Terraform-provider-aws: Terraform state gets out of sync with AWS CloudHSM v2 resources, and creates more CloudHSM v2 instances than defined in the code

Created on 15 May 2019 · 6Comments · Source: hashicorp/terraform-provider-aws

Please vote on this issue by adding a 👍 reaction to the original issue to help the community and maintainers prioritize this request
Please do not leave "+1" or "me too" comments, they generate extra noise for issue followers and do not help prioritize the request
If you are interested in working on this issue or have submitted a pull request, please leave a comment

Terraform Version

Terraform v0.11.8

Affected Resource(s)

aws_cloudhsm_v2_hsm

Terraform Configuration Files


resource "aws_cloudhsm_v2_cluster" "main" {
  hsm_type   = "hsm1.medium"
  subnet_ids = ["${var.subnet_ids}"]

  tags {
    Name        = "cloudhsm.${var.region}.${var.env}.${var.stack}"
    environment = "${var.env}"
    stack       = "${var.stack}"
  }
}

resource "aws_cloudhsm_v2_hsm" "hsm1" {
  subnet_id  = "${element(var.subnet_ids, 0)}"
  cluster_id = "${aws_cloudhsm_v2_cluster.main.cluster_id}"
}

resource "aws_cloudhsm_v2_hsm" "hsm2" {
  subnet_id  = "${element(var.subnet_ids, 1)}"
  cluster_id = "${aws_cloudhsm_v2_cluster.main.cluster_id}"
}

Expected Behavior

Once two cloudhsm instances are created, subsequent terraform runs don't change anything. More specifically, terraform doesn't create more cloudhsm instances.

Actual Behavior

Some subsequent runs randomly create a _new_ cloudhsm instance, in addition to existing. This happens randomly from time to time, and we end up with more than two instances. I.e.; terraform state says only two instances are there, while there are more than two in AWS.

Steps to Reproduce

Haven't been able to reproduce yet. From what we've seen, terraform can run for months before it starts showing this weird behavior. Haven't noticed any patterns.

Important Factoids

This is happening in two AWS accounts

bug serviccloudhsmv2

Source

chamindg

👍25

All 6 comments

Found the problem.

Please note the following excerpt from https://aws.amazon.com/cloudhsm/faqs:

Q: What happens in case of failure?

The CloudHSM service provides fully managed HSMs in the AWS cloud. The service handles all updates and failover for you. Replacements are transparent to your application, as the CloudHSM client automatically handles failover and load balancing. HSMs are replaced to the same ENI as the original HSM. You can see when an HSM has been replaced in your audit logs in CloudWatch. You will see the log stream for one HSM ID terminate, and a new HSM ID begin, when a replacement occurs. Refer to the Monitoring AWS CloudHSM Audit Logs in Amazon CloudWatch Logs documentation at https://docs.aws.amazon.com/cloudhsm/latest/userguide/get-hsm-audit-logs-using-cloudwatch.html

This means terraform state cannot use CloudHSM instance ID as the unique identifier. ENI ID should work, as it stays the same.

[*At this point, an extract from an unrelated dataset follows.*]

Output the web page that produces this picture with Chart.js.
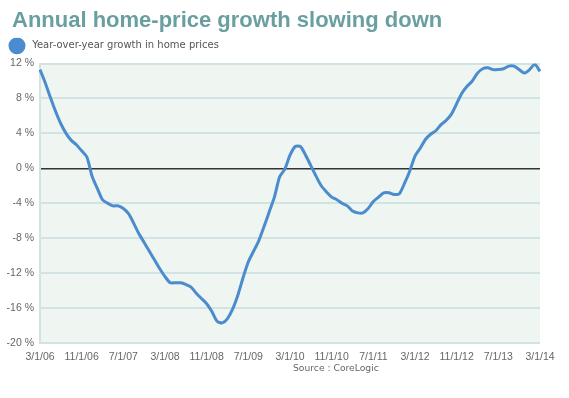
<!DOCTYPE html>
<html>
<head>
<meta charset="utf-8">
<script src="https://cdn.jsdelivr.net/npm/chart.js@4.4.1/dist/chart.umd.min.js"></script>
<style>
    html, body { margin: 0; padding: 0; background: #fff; }
    #wrap { position: relative; width: 569px; height: 398px; }
</style>
</head>
<body>
<div id="wrap"><canvas id="chart"></canvas></div>
<script>
// monthly year-over-year growth, 3/1/06 .. 3/1/14
const startYear = 2006;
const startMonth = 3;
const growth = [
    11.3, 9.8, 8.1, 6.5, 5.1, 4.0, 3.2, 2.7, 2.0, 1.3,
    -0.9, -2.3, -3.6, -4.0, -4.3, -4.3, -4.6, -5.2, -6.3, -7.5,
    -8.5, -9.5, -10.5, -11.5, -12.4, -13.1, -13.1, -13.1, -13.3, -13.6,
    -14.3, -14.9, -15.5, -16.4, -17.5, -17.7, -17.2, -16.1, -14.5, -12.5,
    -10.7, -9.5, -8.3, -6.7, -5.0, -3.3, -1.0, -0.1, 1.5, 2.5,
    2.5, 1.5, 0.3, -0.9, -2.0, -2.7, -3.3, -3.6, -4.0, -4.3,
    -4.9, -5.1, -5.1, -4.6, -3.8, -3.3, -2.8, -2.8, -3.0, -2.9,
    -1.7, -0.3, 1.4, 2.3, 3.3, 3.9, 4.3, 5.0, 5.5, 6.2,
    7.4, 8.6, 9.4, 10.0, 10.9, 11.4, 11.5, 11.3, 11.3, 11.4,
    11.7, 11.7, 11.3, 10.9, 11.3, 11.9, 11.1
];
const tickLabels = ['3/1/06', '11/1/06', '7/1/07', '3/1/08', '11/1/08', '7/1/09', '3/1/10',
    '11/1/10', '7/1/11', '3/1/12', '11/1/12', '7/1/13', '3/1/14'];
const yTicks = [12, 8, 4, 0, -4, -8, -12, -16, -20];

// one category per month
const months = growth.map((v, i) => {
    const m = (startMonth - 1 + i) % 12 + 1;
    const y = startYear + Math.floor((startMonth - 1 + i) / 12);
    return m + '/1/' + String(y % 100).padStart(2, '0');
});

const plotBackground = {
    id: 'plotBackground',
    beforeDraw(chart) {
        const { ctx, chartArea: a } = chart;
        ctx.save();
        ctx.fillStyle = '#eff5f1';
        ctx.fillRect(a.left, a.top, a.right - a.left, a.bottom - a.top);
        ctx.restore();
    }
};

// nudge title and legend in from the left edge (y labels need the full margin)
const headerShift = {
    id: 'headerShift',
    afterLayout(chart) {
        if (chart.titleBlock) chart.titleBlock.left = 12;
        if (chart.legend) {
            chart.legend.left = 7;
            chart.legend.top -= 2.75;
        }
    }
};

const sourceNote = {
    id: 'sourceNote',
    afterDraw(chart) {
        const ctx = chart.ctx;
        ctx.save();
        ctx.font = '9.2px "DejaVu Sans", Verdana, sans-serif';
        ctx.fillStyle = '#666';
        ctx.textAlign = 'left';
        ctx.textBaseline = 'middle';
        ctx.fillText('Source : CoreLogic', 293, 369);
        ctx.restore();
    }
};

new Chart(document.getElementById('chart'), {
    type: 'line',
    data: {
        labels: months,
        datasets: [{
            label: ' Year-over-year growth in home prices',
            data: growth,
            borderColor: '#4a8ccd',
            backgroundColor: '#4a8ccd',
            borderWidth: 3,
            pointRadius: 0,
            tension: 0.25
        }]
    },
    options: {
        responsive: true,
        maintainAspectRatio: false,
        animation: false,
        layout: { padding: { left: 0, right: 29, top: 0, bottom: 0 } },
        plugins: {
            title: {
                display: true,
                text: 'Annual home-price growth slowing down',
                align: 'start',
                color: '#6a9fa0',
                font: { family: '"Liberation Sans", Arial, sans-serif', size: 22, weight: 'bold' },
                padding: { top: 7.5, bottom: 6.6 }
            },
            legend: {
                display: true,
                align: 'start',
                labels: {
                    usePointStyle: true,
                    pointStyle: 'circle',
                    pointStyleWidth: 14,
                    boxHeight: 10,
                    padding: 3,
                    color: '#555',
                    font: { family: '"DejaVu Sans", Verdana, sans-serif', size: 10 }
                }
            },
            tooltip: { enabled: false }
        },
        scales: {
            x: {
                offset: false,
                grid: { display: false, drawTicks: false },
                border: { display: false },
                afterFit: (scale) => { scale.height = 55; },
                ticks: {
                    autoSkip: false,
                    maxRotation: 0,
                    padding: 8,
                    color: '#666',
                    font: { family: '"Liberation Sans", Arial, sans-serif', size: 10.5 },
                    callback: function (value, index) {
                        return index % 8 === 0 ? tickLabels[index / 8] : null;
                    }
                }
            },
            y: {
                min: -20,
                max: 12,
                afterFit: (scale) => { scale.width = 40; },
                afterBuildTicks: (scale) => { scale.ticks = yTicks.map(v => ({ value: v })); },
                border: { display: true, color: '#d2e3e3', width: 2 },
                grid: {
                    drawTicks: false,
                    color: (c) => c.tick && c.tick.value === 0 ? '#333' : '#d2e3e3',
                    lineWidth: (c) => c.tick && c.tick.value === 0 ? 1.5 : 2
                },
                ticks: {
                    padding: 6,
                    color: '#666',
                    font: { family: '"Liberation Sans", Arial, sans-serif', size: 10.5 },
                    callback: (v) => v + ' %'
                }
            }
        }
    },
    plugins: [plotBackground, headerShift, sourceNote]
});
</script>
</body>
</html>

Hope this information is helpful to provide a fix.

chamindg on 16 May 2019

👍1

@bflad , is this assigned to any release yet? Thanks

chamindg on 21 May 2019

Hi @chamindg 👋 This is currently not a focus of the maintainers, but we would be happy to look at a pull request for a fix. We do not generally assign items more than a week or two out at the moment.

bflad on 21 May 2019

@bflad - we've been hit by this bug a couple of times. I'd like to help out by working on the PR. My initial concern is one of backwards compatibility though; as it'll require tracking resources by a different unique identifier (ENI ID, rather than HSM instance ID) I'd hate for my naive implementation to throw everyone's HSMs away when they upgrade their provider.

Are there any examples where such tracking-id-migrations (for want of a better term) have been necessary? If so I'll gladly take a look at sorting this one out. Thanks!

mattburgess on 17 Mar 2020

I also encountered this bug and it's a good thing you're working on it. I'd like to point out that while not critical, the financial ramifications of the issue are rather significant. An extra rogue HSM in a cluster costs some $1500 per month. Yikes!

keksipurkki on 23 Apr 2020

😕2

@mattburgess I didn't yet find precedent for changing IDs, maybe I can with a bit more digging, but one idea could be to make the provider attempt to first find HSM by eni_id as suggested by @chamindg, and if that fails, then match by id:
https://github.com/terraform-providers/terraform-provider-aws/blob/v3.3.0/aws/resource_aws_cloudhsm2_hsm.go#L93

That way, whatever ID happens to live in your state file, whether it is an eni_id, or a hsm_id, it will still find the right one. Then we would need to store that eni_id in place of the hsm_id for new resources.

I'm going to try to independently confirm that when our hsm_id changes, the eni_id remains the same.